Marhabah, Dilema Muslimah Tajikistan


Muslim Tajikistan menderita akibat tentara Soviet. Syiar Islam mulai bangkit. Tapi Ekonomi dan pendidikan menjadi persoalan




Hidayatullah.com—Marhaba adalah seorang ibu beranak empat dari Yaqgulam,sebuah desa yang terletak di pegunungan di tenggara Tajikistan. Lima tahun lalu, suaminya meninggalkan wanita yang berusia 32 tahun. Namun suaminya tak pernah membayar tunjangan untuknya dan untuk anak-anak karena pernikahan mereka dilakukan berdasarkan hukum Islam dan tak pernah terdaftar resmi di negara. Pernikahan seperti ini banyak terjadi di negara itu.

Diperkirakan hingga 70 persen dari semua pernikahan di Tajikistan tidak terdaftar secara resmi.

Di negara yang penduduknya beragama Islam dan miskin, banyak orang orang, terutama yang tinggal di pedesaan, hanya pergi ke seorang pemuka agama atau mullah untuk nikah secara hukum Islam. Praktek ini terutama meluas selama perang saudara pada 1990-an. Ini terjadi ketika Marhaba menikah di usia 15 tahun.

Kemiskinan

Pada saat itu, kemiskinan, kekerasan dan ketakutan akan perkosaan membuat banyak orangtua menikahkan anak perempuannya secepat mungkin. Mereka enggan mendaftarkan pernikahan itu di kantor pernikahan negara karena hal itu tidak menjadi prioritas di tengah kekacauan perang.
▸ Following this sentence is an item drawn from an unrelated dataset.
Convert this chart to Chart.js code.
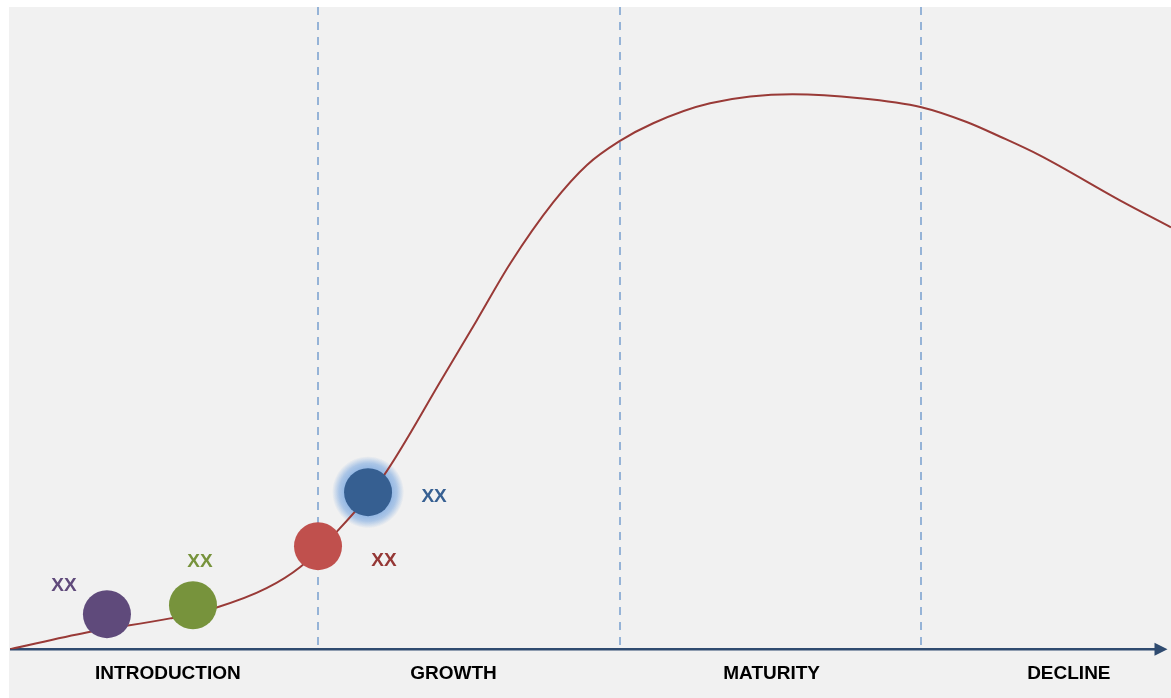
<!DOCTYPE html>
<html lang="en">
<head>
    <meta charset="UTF-8">
    <title>Product Life Cycle</title>
    <style>
        body {
            margin: 0;
            background: #ffffff;
        }
        .panel {
            position: absolute;
            left: 9px;
            top: 7px;
            width: 1162px;
            height: 691px;
            background: #f1f1f1;
        }
    </style>
</head>
<body>
    <div class="panel">
        <canvas id="lifecycle"></canvas>
    </div>

    <script src="https://cdn.jsdelivr.net/npm/chart.js"></script>
    <script>
        // stages along the time axis (0-100)
        const stageNames = ['INTRODUCTION', 'GROWTH', 'MATURITY', 'DECLINE'];
        const stageLabelAt = [13.6, 38.2, 65.6, 91.2];
        const stageBounds = [26.5, 52.5, 78.5];

        // sales curve
        const curveX = [0, 6.6, 13.8, 17.8, 22.1, 25.0, 28.25, 32.1, 37.3, 40.2, 43.1, 46.8, 49.7, 52.5, 55.4, 60.3, 67.4, 73.2, 78.5, 82.4, 85.3, 88.7, 95.6, 100];
        const curveY = [0, 2.6, 4.8, 6.5, 9.5, 12.8, 18.5, 26.8, 42.4, 51.2, 60.1, 69.6, 75.4, 79.1, 81.9, 85.0, 86.4, 85.8, 84.4, 82.1, 79.8, 76.9, 69.9, 65.7];

        // products placed on the curve
        const markerX = [8.35, 15.76, 26.53, 30.84];
        const markerY = [5.45, 6.85, 16.04, 24.45];
        const markerLabels = ['XX', 'XX', 'XX', 'XX'];
        const markerColors = ['#5f4a7b', '#77933c', '#c0504d', '#365f91'];
        const markerTextColors = ['#604a7b', '#77933c', '#953735', '#376092'];
        const labelOffsets = [[-43, -28], [7, -43], [66, 15], [66, 5]];
        const glowIndex = 3;

        const stagePlugin = {
            id: 'stages',
            beforeDatasetsDraw(chart) {
                const { ctx, chartArea, scales } = chart;
                const x = scales.x, y = scales.y;
                ctx.save();

                // dashed stage separators
                ctx.strokeStyle = '#95b3d7';
                ctx.lineWidth = 2;
                ctx.setLineDash([8, 7]);
                stageBounds.forEach(v => {
                    const px = Math.round(x.getPixelForValue(v));
                    ctx.beginPath();
                    ctx.moveTo(px, chartArea.top);
                    ctx.lineTo(px, chartArea.bottom);
                    ctx.stroke();
                });
                ctx.setLineDash([]);

                // time axis with arrow
                const ay = y.getPixelForValue(0);
                const x0 = x.getPixelForValue(0);
                const tip = x.getPixelForValue(99.7);
                ctx.strokeStyle = '#2f4b70';
                ctx.fillStyle = '#2f4b70';
                ctx.lineWidth = 2.5;
                ctx.beginPath();
                ctx.moveTo(x0, ay);
                ctx.lineTo(tip - 10, ay);
                ctx.stroke();
                ctx.beginPath();
                ctx.moveTo(tip, ay);
                ctx.lineTo(tip - 13, ay - 6.5);
                ctx.lineTo(tip - 13, ay + 6.5);
                ctx.closePath();
                ctx.fill();

                // soft halo behind the highlighted product
                const gx = x.getPixelForValue(markerX[glowIndex]);
                const gy = y.getPixelForValue(markerY[glowIndex]);
                const g = ctx.createRadialGradient(gx, gy, 22, gx, gy, 36);
                g.addColorStop(0, 'rgba(141,179,226,1)');
                g.addColorStop(0.5, 'rgba(141,179,226,0.7)');
                g.addColorStop(1, 'rgba(141,179,226,0)');
                ctx.fillStyle = g;
                ctx.beginPath();
                ctx.arc(gx, gy, 36, 0, Math.PI * 2);
                ctx.fill();
                ctx.restore();
            },
            afterDatasetsDraw(chart) {
                const { ctx, scales } = chart;
                ctx.save();
                ctx.font = 'bold 19px "Liberation Sans", Arial, sans-serif';
                ctx.textAlign = 'center';
                ctx.textBaseline = 'middle';
                markerLabels.forEach((txt, i) => {
                    const px = scales.x.getPixelForValue(markerX[i]) + labelOffsets[i][0];
                    const py = scales.y.getPixelForValue(markerY[i]) + labelOffsets[i][1];
                    ctx.fillStyle = markerTextColors[i];
                    ctx.fillText(txt, px, py);
                });
                ctx.restore();
            }
        };

        const ctx = document.getElementById('lifecycle').getContext('2d');
        new Chart(ctx, {
            type: 'scatter',
            data: {
                datasets: [
                    {
                        label: 'Products',
                        data: markerX.map((v, i) => ({ x: v, y: markerY[i] })),
                        backgroundColor: markerColors,
                        borderWidth: 0,
                        pointRadius: 24,
                        pointHoverRadius: 24,
                        clip: false,
                        order: 0
                    },
                    {
                        label: 'Sales',
                        data: curveX.map((v, i) => ({ x: v, y: curveY[i] })),
                        showLine: true,
                        borderColor: '#993a37',
                        borderWidth: 2,
                        pointRadius: 0,
                        cubicInterpolationMode: 'monotone',
                        order: 1
                    }
                ]
            },
            options: {
                responsive: true,
                maintainAspectRatio: false,
                animation: false,
                layout: {
                    autoPadding: false,
                    padding: { left: 1, right: 0, top: 0, bottom: 0 }
                },
                plugins: {
                    legend: { display: false },
                    tooltip: { enabled: false }
                },
                scales: {
                    x: {
                        type: 'linear',
                        min: 0,
                        max: 100,
                        afterBuildTicks: axis => {
                            axis.ticks = stageLabelAt.map(v => ({ value: v }));
                        },
                        grid: { display: false, drawTicks: false },
                        border: { display: false },
                        ticks: {
                            autoSkip: false,
                            maxRotation: 0,
                            padding: 13,
                            color: '#000000',
                            font: { family: '"Liberation Sans", Arial, sans-serif', size: 19, weight: 'bold' },
                            callback: (value) => stageNames[stageLabelAt.indexOf(value)]
                        }
                    },
                    y: {
                        display: false,
                        min: 0,
                        max: 100
                    }
                }
            },
            plugins: [stagePlugin]
        });
    </script>
</body>
</html>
Dalam satu dekade sejah perang berakhir, gelombang pernikahan tak terdaftar itu disusul dengan gelombang perceraian secara talak. Akibatnya ribuan wanita Tajik dan anak-anak tak mendapat perlindungan hukum.

"Saya sedang hamil anak keempat ketika suami meninggalkan saya. Ternyata ia nikah lagi, tapi kali ini resmi secara hukum negara. Ia menikah dan mereka hidup makmur. Sementara saya dan anak-anak hidup miskin. Mereka bahkan tak bisa bersekolah karena saya tak mampu membiayai dan bahkan mereka tak punya sertifikat kelahiran," ujar Marhaba.

Menurut Zebo Davlatova dari Liga Pengacara Wanita, ada ribuan wanita seperti Marhaba di Tajikistan. Banyak wanita tak berpendidikan dan menganggur dan mereka mau menjadi istri kedua atau ketiga agar dapat bertahan hidup.



"Tanpa registrasi resmi, wanita tidak berhak menuntut suami untuk memberi nafkah atau memberi tunjangan untuk anak-anak," ujar Aynihal Babanazarova, seorang pembela hak-hak wanita.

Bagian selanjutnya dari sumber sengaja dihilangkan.